A large proportion of home automation revolves around waiting for something to happen and then reacting to it; a light level drops, the sun rises, a door opens etc. Home Assistant keeps track of every state change that occurs within the system and streams that information to AppDaemon almost immediately.

An individual App however usually doesn't care about the majority of state changes going on in the system; Apps usually care about something very specific, like a specific sensor or light. Apps need a way to be notified when a state change happens that they care about, and be able to ignore the rest. They do this through registering callbacks. A callback allows the App to describe exactly what it is interested in, and tells AppDaemon to make a call into its code in a specific place to be able to react to it - this is a very familiar concept to anyone familiar with event-based programming.

There are 3 types of callbacks within AppDaemon:

- State Callbacks - react to a change in state
- Scheduler Callbacks - react to a specific time or interval
- Event Callbacks - react to specific Home Assistant and Appdaemon events.
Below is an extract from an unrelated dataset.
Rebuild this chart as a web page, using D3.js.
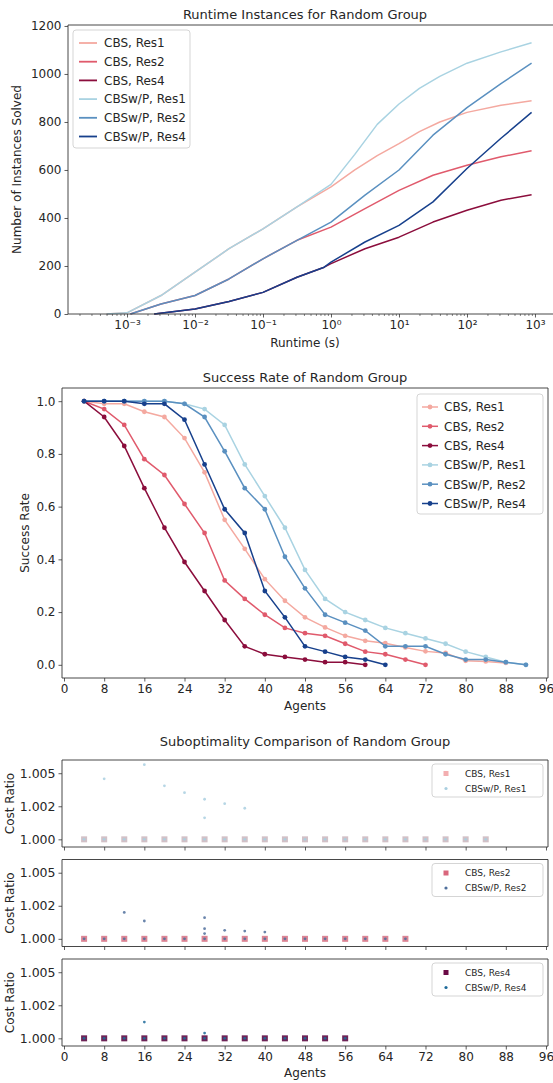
<!DOCTYPE html>
<html><head><meta charset="utf-8">
<script src="https://cdn.jsdelivr.net/npm/d3@7"></script>
<style>body{margin:0;background:#fff}svg{display:block;font-family:"DejaVu Sans",sans-serif}</style>
</head><body><svg id="c" width="553" height="1083"></svg>
<script>
// ---------- DATA ----------
const seriesNames = ["CBS, Res1","CBS, Res2","CBS, Res4","CBSw/P, Res1","CBSw/P, Res2","CBSw/P, Res4"];
const seriesColors = ["#f4a9a0","#e05a6c","#8b0d3c","#a9d3e2","#5a90c0","#17408c"];

// Runtime chart: log10(runtime seconds) and cumulative instances solved
const rtLog = [-3.3,-3.0,-2.5,-2.0,-1.5,-1.0,-0.5,0.0,0.35,0.68,1.0,1.3,1.6,2.0,2.5,2.95];
const rtCBS1  = [0,5,77,174,272,355,446,530,600,660,710,760,800,840,870,888];
const rtWP1   = [0,5,77,174,272,355,446,540,665,790,875,940,990,1045,1092,1130];
const rtLog2 = [-2.95,-2.5,-2.0,-1.5,-1.0,-0.5,0.0,0.5,1.0,1.5,2.0,2.5,2.95];
const rtCBS2  = [0,42,77,146,230,307,362,439,515,578,620,655,680];
const rtWP2   = [0,42,77,146,230,307,383,495,600,745,860,960,1045];
const rtLog4 = [-2.6,-2.0,-1.5,-1.0,-0.5,-0.1,0.0,0.5,1.0,1.5,2.0,2.5,2.95];
const rtCBS4  = [0,21,52,90,153,195,210,272,320,383,432,474,497];
const rtWP4   = [0,21,52,90,153,195,216,300,369,467,606,732,840];
const rtYTicks = [0,200,400,600,800,1000,1200];

// Success-rate chart
const agents = [4,8,12,16,20,24,28,32,36,40,44,48,52,56,60,64,68,72,76,80,84,88,92];
const srCBS1 = [1.0,0.99,0.99,0.96,0.94,0.86,0.73,0.55,0.44,0.325,0.243,0.18,0.142,0.11,0.091,0.082,0.066,0.051,0.045,0.015,0.013,0.007];
const srCBS2 = [1.0,0.97,0.91,0.78,0.72,0.61,0.50,0.32,0.25,0.19,0.14,0.12,0.11,0.08,0.05,0.04,0.02,0.0];
const srCBS4 = [1.0,0.94,0.83,0.67,0.52,0.39,0.28,0.17,0.07,0.04,0.03,0.02,0.01,0.01,0.0];
const srWP1  = [1.0,1.0,1.0,1.0,1.0,0.99,0.97,0.91,0.76,0.64,0.52,0.36,0.25,0.20,0.17,0.14,0.12,0.10,0.08,0.05,0.03,0.01,0.0];
const srWP2  = [1.0,1.0,1.0,1.0,1.0,0.99,0.94,0.81,0.67,0.59,0.41,0.29,0.19,0.16,0.13,0.07,0.07,0.07,0.04,0.02,0.02,0.01,0.0];
const srWP4  = [1.0,1.0,1.0,0.99,0.99,0.93,0.76,0.59,0.50,0.28,0.18,0.07,0.05,0.03,0.02,0.0];
const agentTicks = [0,8,16,24,32,40,48,56,64,72,80,88,96];
const srYTicks = [0.0,0.2,0.4,0.6,0.8,1.0];

// Suboptimality chart: CBS points all at ratio 1.000; CBSw/P outliers
const subCBSAgents = [
  [4,8,12,16,20,24,28,32,36,40,44,48,52,56,60,64,68,72,76,80,84],
  [4,8,12,16,20,24,28,32,36,40,44,48,52,56,60,64,68],
  [4,8,12,16,20,24,28,32,36,40,44,48,52,56]
];
const subWPAgents = [
  [4,8,8,12,16,16,20,20,24,24,28,28,28,32,32,36,36,40,44,48,52,56,60,64,68,72,76,80,84],
  [4,8,12,12,16,16,20,24,28,28,28,28,32,32,36,36,40,40,44,48,52,56,60,64,68],
  [4,8,12,16,16,20,24,28,28,32,36,40,44,48,52,56]
];
const subWPRatios = [
  [1,1,1.00458,1,1,1.00565,1,1.00405,1,1.00353,1,1.00303,1.00163,1,1.0027,1,1.00235,1,1,1,1,1,1,1,1,1,1,1,1],
  [1,1,1,1.0020,1,1.00135,1,1,1,1.0016,1.00077,1.0004,1,1.00064,1,1.00059,1,1.00051,1,1,1,1,1,1,1],
  [1,1,1,1,1.00123,1,1,1,1.0004,1,1,1,1,1,1,1]
];
const subSquareColors = ["#cdbac1","#d9788a","#5e0c45"];
const subDotColors = ["#a9cfe0","#4f6f9c","#1d6a9a"];
const subLegendSquare = ["#f3aeb0","#d9667c","#6a0a45"];
const subYTicks = [1.000,1.0025,1.005];
const subYLabels = ["1.000","1.002","1.005"];

// ---------- DRAW ----------
const svg = d3.select("#c");
svg.append("rect").attr("width",553).attr("height",1083).attr("fill","#fff");
const TXT = "#262626", AX = "#333";

function frame(g,x0,y0,x1,y1,sides){
  sides.forEach(s=>{
    const p = {l:[x0,y0,x0,y1], r:[x1,y0,x1,y1], t:[x0,y0,x1,y0], b:[x0,y1,x1,y1]}[s];
    g.append("line").attr("x1",p[0]).attr("y1",p[1]).attr("x2",p[2]).attr("y2",p[3])
      .attr("stroke",AX).attr("stroke-width",0.9);
  });
}
function styleAxis(g,fs){
  g.select(".domain").remove();
  g.selectAll(".tick line").attr("stroke",AX).attr("stroke-width",0.8);
  g.selectAll(".tick text").attr("fill",TXT).attr("font-size",fs).attr("font-family","DejaVu Sans");
}

// ===== Chart 1: runtime =====
{
  const L=68, T=25, R=560, B=314;
  const x = d3.scaleLog().domain([Math.pow(10,-3.868), Math.pow(10,3.368)]).range([L,R]);
  const y = d3.scaleLinear().domain([0,1204]).range([B,T]);
  const g = svg.append("g");
  svg.append("text").attr("x",305).attr("y",19).attr("text-anchor","middle").attr("font-size",13).attr("fill",TXT)
    .text("Runtime Instances for Random Group");
  const series = [
    [rtLog,rtCBS1,0],[rtLog2,rtCBS2,1],[rtLog4,rtCBS4,2],[rtLog,rtWP1,3],[rtLog2,rtWP2,4],[rtLog4,rtWP4,5]
  ];
  const line = d3.line().x(d=>x(Math.pow(10,d[0]))).y(d=>y(d[1]));
  series.forEach(([xs,ys,i])=>{
    g.append("path").attr("d",line(xs.map((v,k)=>[v,ys[k]]))).attr("fill","none")
      .attr("stroke",seriesColors[i]).attr("stroke-width",1.5).attr("stroke-linejoin","round");
  });
  frame(g,L,T,R,B,["l","t","b"]);
  const majors = [1e-3,1e-2,1e-1,1,10,100,1000];
  const supers = {"-3":"\u207B\u00B3","-2":"\u207B\u00B2","-1":"\u207B\u00B9","0":"\u2070","1":"\u00B9","2":"\u00B2","3":"\u00B3"};
  const xa = svg.append("g").attr("transform",`translate(0,${B})`)
    .call(d3.axisBottom(x).tickValues(majors).tickSize(3.5).tickPadding(3)
      .tickFormat(d=>"10"+supers[String(Math.round(Math.log10(d)))]));
  styleAxis(xa,12);
  const minors = [];
  for(let e=-4;e<=3;e++) for(let m=2;m<=9;m++){const v=m*Math.pow(10,e); if(x(v)>L && x(v)<553) minors.push(v);}
  svg.append("g").attr("transform",`translate(0,${B})`).call(d3.axisBottom(x).tickValues(minors).tickSize(2).tickFormat(""))
    .call(g=>{g.select(".domain").remove(); g.selectAll(".tick line").attr("stroke",AX).attr("stroke-width",0.6);});
  const ya = svg.append("g").attr("transform",`translate(${L},0)`)
    .call(d3.axisLeft(y).tickValues(rtYTicks).tickSize(3.5).tickPadding(3).tickFormat(d3.format("d")));
  styleAxis(ya,12);
  svg.append("text").attr("x",305).attr("y",347).attr("text-anchor","middle").attr("font-size",12).attr("fill",TXT).text("Runtime (s)");
  svg.append("text").attr("transform",`translate(21,${(T+B)/2}) rotate(-90)`).attr("text-anchor","middle")
    .attr("font-size",12).attr("fill",TXT).text("Number of Instances Solved");
  // legend
  const lg = svg.append("g");
  lg.append("rect").attr("x",73).attr("y",30).attr("width",117).attr("height",118).attr("rx",3)
    .attr("fill","#fff").attr("fill-opacity",0.85).attr("stroke","#d5d5d5");
  seriesNames.forEach((n,i)=>{
    const yy = 43 + i*18.7;
    lg.append("line").attr("x1",79).attr("x2",97).attr("y1",yy).attr("y2",yy).attr("stroke",seriesColors[i]).attr("stroke-width",1.8);
    lg.append("text").attr("x",104).attr("y",yy+4.3).attr("font-size",12).attr("fill",TXT).text(n);
  });
}

// ===== Chart 2: success rate =====
{
  const L=62, T=388, R=548, B=678;
  const x = d3.scaleLinear().domain([-0.4,96.4]).range([L,R]);
  const y = d3.scaleLinear().domain([-0.05,1.05]).range([B,T]);
  const g = svg.append("g");
  svg.append("text").attr("x",305).attr("y",382).attr("text-anchor","middle").attr("font-size",13).attr("fill",TXT)
    .text("Success Rate of Random Group");
  const data = [srCBS1,srCBS2,srCBS4,srWP1,srWP2,srWP4];
  const line = d3.line().x(d=>x(d[0])).y(d=>y(d[1]));
  data.forEach((vals,i)=>{
    const pts = vals.map((v,k)=>[agents[k],v]);
    g.append("path").attr("d",line(pts)).attr("fill","none").attr("stroke",seriesColors[i]).attr("stroke-width",1.5);
    g.selectAll(null).data(pts).enter().append("circle").attr("cx",d=>x(d[0])).attr("cy",d=>y(d[1])).attr("r",2.4)
      .attr("fill",seriesColors[i]);
  });
  frame(g,L,T,R,B,["l","r","t","b"]);
  const xa = svg.append("g").attr("transform",`translate(0,${B})`)
    .call(d3.axisBottom(x).tickValues(agentTicks).tickSize(3.5).tickPadding(3).tickFormat(d3.format("d")));
  styleAxis(xa,12);
  const ya = svg.append("g").attr("transform",`translate(${L},0)`)
    .call(d3.axisLeft(y).tickValues(srYTicks).tickSize(3.5).tickPadding(3).tickFormat(d3.format(".1f")));
  styleAxis(ya,12);
  svg.append("text").attr("x",305).attr("y",710).attr("text-anchor","middle").attr("font-size",12).attr("fill",TXT).text("Agents");
  svg.append("text").attr("transform",`translate(29,${(T+B)/2}) rotate(-90)`).attr("text-anchor","middle")
    .attr("font-size",12).attr("fill",TXT).text("Success Rate");
  const lg = svg.append("g");
  lg.append("rect").attr("x",417).attr("y",394).attr("width",126).attr("height",120).attr("rx",3)
    .attr("fill","#fff").attr("fill-opacity",0.85).attr("stroke","#d5d5d5");
  seriesNames.forEach((n,i)=>{
    const yy = 407 + i*19.3;
    lg.append("line").attr("x1",422).attr("x2",438).attr("y1",yy).attr("y2",yy).attr("stroke",seriesColors[i]).attr("stroke-width",1.5);
    lg.append("circle").attr("cx",430).attr("cy",yy).attr("r",2.4).attr("fill",seriesColors[i]);
    lg.append("text").attr("x",444).attr("y",yy+4.3).attr("font-size",12).attr("fill",TXT).text(n);
  });
}

// ===== Chart 3: suboptimality =====
{
  const L=62, R=548, H=87;
  const tops = [760, 859.5, 959];
  const x = d3.scaleLinear().domain([-0.4,96.4]).range([L,R]);
  svg.append("text").attr("x",305).attr("y",746).attr("text-anchor","middle").attr("font-size",13).attr("fill",TXT)
    .text("Suboptimality Comparison of Random Group");
  tops.forEach((T,p)=>{
    const B = T+H;
    const y = d3.scaleLinear().domain([0.99942,1.00600]).range([B,T]);
    const g = svg.append("g");
    g.selectAll(null).data(subCBSAgents[p]).enter().append("rect")
      .attr("x",d=>x(d)-3).attr("y",y(1)-3).attr("width",6).attr("height",6)
      .attr("fill",subSquareColors[p]).attr("fill-opacity",0.9);
    g.selectAll(null).data(subWPAgents[p].map((a,k)=>[a,subWPRatios[p][k]])).enter().append("circle")
      .attr("cx",d=>x(d[0])).attr("cy",d=>y(d[1])).attr("r",1.4)
      .attr("fill",subDotColors[p]).attr("fill-opacity",0.85);
    frame(g,L,T,R,B,["l","r","t","b"]);
    const xa = svg.append("g").attr("transform",`translate(0,${B})`)
      .call(d3.axisBottom(x).tickValues(agentTicks).tickSize(3.5).tickPadding(3)
        .tickFormat(p===2 ? d3.format("d") : ""));
    styleAxis(xa,12);
    const ya = svg.append("g").attr("transform",`translate(${L},0)`)
      .call(d3.axisLeft(y).tickValues(subYTicks).tickSize(3.5).tickPadding(3).tickFormat((d,k)=>subYLabels[k]));
    styleAxis(ya,12.5);
    svg.append("text").attr("transform",`translate(14,${T+H/2}) rotate(-90)`).attr("text-anchor","middle")
      .attr("font-size",12).attr("fill",TXT).text("Cost Ratio");
    const lg = svg.append("g");
    const res = ["Res1","Res2","Res4"][p];
    lg.append("rect").attr("x",432).attr("y",T+4).attr("width",111).attr("height",33).attr("rx",3)
      .attr("fill","#fff").attr("fill-opacity",0.85).attr("stroke","#d5d5d5");
    lg.append("rect").attr("x",443.5).attr("y",T+13.5-2.5).attr("width",5).attr("height",5).attr("fill",subLegendSquare[p]);
    lg.append("circle").attr("cx",446).attr("cy",T+28.5).attr("r",1.6).attr("fill",subDotColors[p]);
    lg.append("text").attr("x",465).attr("y",T+16.5).attr("font-size",9).attr("fill",TXT).text("CBS, "+res);
    lg.append("text").attr("x",465).attr("y",T+31.5).attr("font-size",9).attr("fill",TXT).text("CBSw/P, "+res);
  });
  svg.append("text").attr("x",305).attr("y",1077).attr("text-anchor","middle").attr("font-size",12).attr("fill",TXT).text("Agents");
}
</script></body></html>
All callbacks allow the user to specify additional parameters to be handed to the callback via the standard Python `**kwargs` mechanism for greater flexibility.

### About Registering Callbacks

Each of the various types of callback have their own function or functions for registering the callback:

- `listen_state()` for state callbacks
- Various scheduler calls such as `run_once()` for scheduler callbacks
- `listen_event()` for event callbacks.

Each type of callback shares a number of common mechanisms that increase flexibility.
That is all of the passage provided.